PROVIDED DATA =
═══

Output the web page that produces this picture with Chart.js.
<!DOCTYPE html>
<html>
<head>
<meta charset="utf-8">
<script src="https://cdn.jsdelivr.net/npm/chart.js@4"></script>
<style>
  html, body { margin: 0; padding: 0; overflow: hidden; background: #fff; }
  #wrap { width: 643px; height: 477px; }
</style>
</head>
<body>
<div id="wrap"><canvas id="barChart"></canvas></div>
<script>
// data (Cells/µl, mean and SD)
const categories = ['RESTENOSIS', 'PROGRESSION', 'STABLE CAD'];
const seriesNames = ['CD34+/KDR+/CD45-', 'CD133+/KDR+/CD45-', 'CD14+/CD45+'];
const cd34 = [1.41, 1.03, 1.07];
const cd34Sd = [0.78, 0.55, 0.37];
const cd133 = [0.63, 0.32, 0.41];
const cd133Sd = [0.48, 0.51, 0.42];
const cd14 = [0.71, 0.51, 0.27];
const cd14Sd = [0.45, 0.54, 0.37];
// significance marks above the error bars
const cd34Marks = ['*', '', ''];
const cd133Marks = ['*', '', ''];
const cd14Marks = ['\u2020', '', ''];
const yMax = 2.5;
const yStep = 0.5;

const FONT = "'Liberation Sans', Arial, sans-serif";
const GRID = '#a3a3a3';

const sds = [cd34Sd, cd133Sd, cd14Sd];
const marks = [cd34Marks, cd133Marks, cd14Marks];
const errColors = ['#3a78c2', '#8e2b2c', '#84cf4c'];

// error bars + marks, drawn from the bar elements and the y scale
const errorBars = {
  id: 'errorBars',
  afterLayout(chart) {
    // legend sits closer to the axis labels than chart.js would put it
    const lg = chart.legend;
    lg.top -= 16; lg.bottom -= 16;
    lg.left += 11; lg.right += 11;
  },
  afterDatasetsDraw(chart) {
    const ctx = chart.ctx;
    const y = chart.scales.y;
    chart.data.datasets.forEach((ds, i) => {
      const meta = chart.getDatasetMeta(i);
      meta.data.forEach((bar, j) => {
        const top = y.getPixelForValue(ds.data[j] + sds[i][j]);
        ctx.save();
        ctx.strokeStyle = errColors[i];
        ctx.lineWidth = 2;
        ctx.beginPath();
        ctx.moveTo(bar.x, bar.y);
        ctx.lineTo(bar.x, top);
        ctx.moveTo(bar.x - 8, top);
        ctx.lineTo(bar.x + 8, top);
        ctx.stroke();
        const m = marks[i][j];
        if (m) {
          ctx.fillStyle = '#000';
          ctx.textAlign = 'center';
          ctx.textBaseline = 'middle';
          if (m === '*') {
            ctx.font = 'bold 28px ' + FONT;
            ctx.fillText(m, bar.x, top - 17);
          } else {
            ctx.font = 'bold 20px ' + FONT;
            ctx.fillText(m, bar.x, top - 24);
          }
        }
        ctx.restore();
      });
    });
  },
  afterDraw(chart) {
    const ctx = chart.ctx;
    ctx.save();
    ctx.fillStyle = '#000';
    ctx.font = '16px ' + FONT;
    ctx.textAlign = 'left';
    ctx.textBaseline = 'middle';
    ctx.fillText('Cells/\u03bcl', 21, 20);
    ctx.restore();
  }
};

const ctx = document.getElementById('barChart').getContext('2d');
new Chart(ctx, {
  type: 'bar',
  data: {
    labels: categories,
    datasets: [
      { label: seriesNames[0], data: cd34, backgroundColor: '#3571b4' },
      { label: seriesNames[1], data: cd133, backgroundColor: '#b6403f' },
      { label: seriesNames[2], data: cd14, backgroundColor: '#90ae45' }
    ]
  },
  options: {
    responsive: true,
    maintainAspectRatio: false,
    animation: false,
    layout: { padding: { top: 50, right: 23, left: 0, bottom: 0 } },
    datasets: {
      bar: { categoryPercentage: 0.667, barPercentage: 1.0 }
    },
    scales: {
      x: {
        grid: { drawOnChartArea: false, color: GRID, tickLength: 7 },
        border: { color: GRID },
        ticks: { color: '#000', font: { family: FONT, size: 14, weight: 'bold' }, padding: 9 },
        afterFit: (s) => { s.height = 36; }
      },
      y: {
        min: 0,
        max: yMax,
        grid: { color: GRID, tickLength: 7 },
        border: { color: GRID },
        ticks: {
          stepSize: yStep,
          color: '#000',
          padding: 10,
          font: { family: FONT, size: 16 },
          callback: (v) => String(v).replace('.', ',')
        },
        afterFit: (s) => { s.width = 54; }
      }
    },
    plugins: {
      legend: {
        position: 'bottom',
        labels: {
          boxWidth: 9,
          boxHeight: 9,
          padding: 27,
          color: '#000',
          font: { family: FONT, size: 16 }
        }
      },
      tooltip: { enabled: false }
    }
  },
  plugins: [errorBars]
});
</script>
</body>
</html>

═══

DIRECTIONS = Retype all the material above precisely, with no line left out.

RESULT =
Output the web page that produces this picture with Chart.js.
<!DOCTYPE html>
<html>
<head>
<meta charset="utf-8">
<script src="https://cdn.jsdelivr.net/npm/chart.js@4"></script>
<style>
  html, body { margin: 0; padding: 0; overflow: hidden; background: #fff; }
  #wrap { width: 643px; height: 477px; }
</style>
</head>
<body>
<div id="wrap"><canvas id="barChart"></canvas></div>
<script>
// data (Cells/µl, mean and SD)
const categories = ['RESTENOSIS', 'PROGRESSION', 'STABLE CAD'];
const seriesNames = ['CD34+/KDR+/CD45-', 'CD133+/KDR+/CD45-', 'CD14+/CD45+'];
const cd34 = [1.41, 1.03, 1.07];
const cd34Sd = [0.78, 0.55, 0.37];
const cd133 = [0.63, 0.32, 0.41];
const cd133Sd = [0.48, 0.51, 0.42];
const cd14 = [0.71, 0.51, 0.27];
const cd14Sd = [0.45, 0.54, 0.37];
// significance marks above the error bars
const cd34Marks = ['*', '', ''];
const cd133Marks = ['*', '', ''];
const cd14Marks = ['\u2020', '', ''];
const yMax = 2.5;
const yStep = 0.5;

const FONT = "'Liberation Sans', Arial, sans-serif";
const GRID = '#a3a3a3';

const sds = [cd34Sd, cd133Sd, cd14Sd];
const marks = [cd34Marks, cd133Marks, cd14Marks];
const errColors = ['#3a78c2', '#8e2b2c', '#84cf4c'];

// error bars + marks, drawn from the bar elements and the y scale
const errorBars = {
  id: 'errorBars',
  afterLayout(chart) {
    // legend sits closer to the axis labels than chart.js would put it
    const lg = chart.legend;
    lg.top -= 16; lg.bottom -= 16;
    lg.left += 11; lg.right += 11;
  },
  afterDatasetsDraw(chart) {
    const ctx = chart.ctx;
    const y = chart.scales.y;
    chart.data.datasets.forEach((ds, i) => {
      const meta = chart.getDatasetMeta(i);
      meta.data.forEach((bar, j) => {
        const top = y.getPixelForValue(ds.data[j] + sds[i][j]);
        ctx.save();
        ctx.strokeStyle = errColors[i];
        ctx.lineWidth = 2;
        ctx.beginPath();
        ctx.moveTo(bar.x, bar.y);
        ctx.lineTo(bar.x, top);
        ctx.moveTo(bar.x - 8, top);
        ctx.lineTo(bar.x + 8, top);
        ctx.stroke();
        const m = marks[i][j];
        if (m) {
          ctx.fillStyle = '#000';
          ctx.textAlign = 'center';
          ctx.textBaseline = 'middle';
          if (m === '*') {
            ctx.font = 'bold 28px ' + FONT;
            ctx.fillText(m, bar.x, top - 17);
          } else {
            ctx.font = 'bold 20px ' + FONT;
            ctx.fillText(m, bar.x, top - 24);
          }
        }
        ctx.restore();
      });
    });
  },
  afterDraw(chart) {
    const ctx = chart.ctx;
    ctx.save();
    ctx.fillStyle = '#000';
    ctx.font = '16px ' + FONT;
    ctx.textAlign = 'left';
    ctx.textBaseline = 'middle';
    ctx.fillText('Cells/\u03bcl', 21, 20);
    ctx.restore();
  }
};

const ctx = document.getElementById('barChart').getContext('2d');
new Chart(ctx, {
  type: 'bar',
  data: {
    labels: categories,
    datasets: [
      { label: seriesNames[0], data: cd34, backgroundColor: '#3571b4' },
      { label: seriesNames[1], data: cd133, backgroundColor: '#b6403f' },
      { label: seriesNames[2], data: cd14, backgroundColor: '#90ae45' }
    ]
  },
  options: {
    responsive: true,
    maintainAspectRatio: false,
    animation: false,
    layout: { padding: { top: 50, right: 23, left: 0, bottom: 0 } },
    datasets: {
      bar: { categoryPercentage: 0.667, barPercentage: 1.0 }
    },
    scales: {
      x: {
        grid: { drawOnChartArea: false, color: GRID, tickLength: 7 },
        border: { color: GRID },
        ticks: { color: '#000', font: { family: FONT, size: 14, weight: 'bold' }, padding: 9 },
        afterFit: (s) => { s.height = 36; }
      },
      y: {
        min: 0,
        max: yMax,
        grid: { color: GRID, tickLength: 7 },
        border: { color: GRID },
        ticks: {
          stepSize: yStep,
          color: '#000',
          padding: 10,
          font: { family: FONT, size: 16 },
          callback: (v) => String(v).replace('.', ',')
        },
        afterFit: (s) => { s.width = 54; }
      }
    },
    plugins: {
      legend: {
        position: 'bottom',
        labels: {
          boxWidth: 9,
          boxHeight: 9,
          padding: 27,
          color: '#000',
          font: { family: FONT, size: 16 }
        }
      },
      tooltip: { enabled: false }
    }
  },
  plugins: [errorBars]
});
</script>
</body>
</html>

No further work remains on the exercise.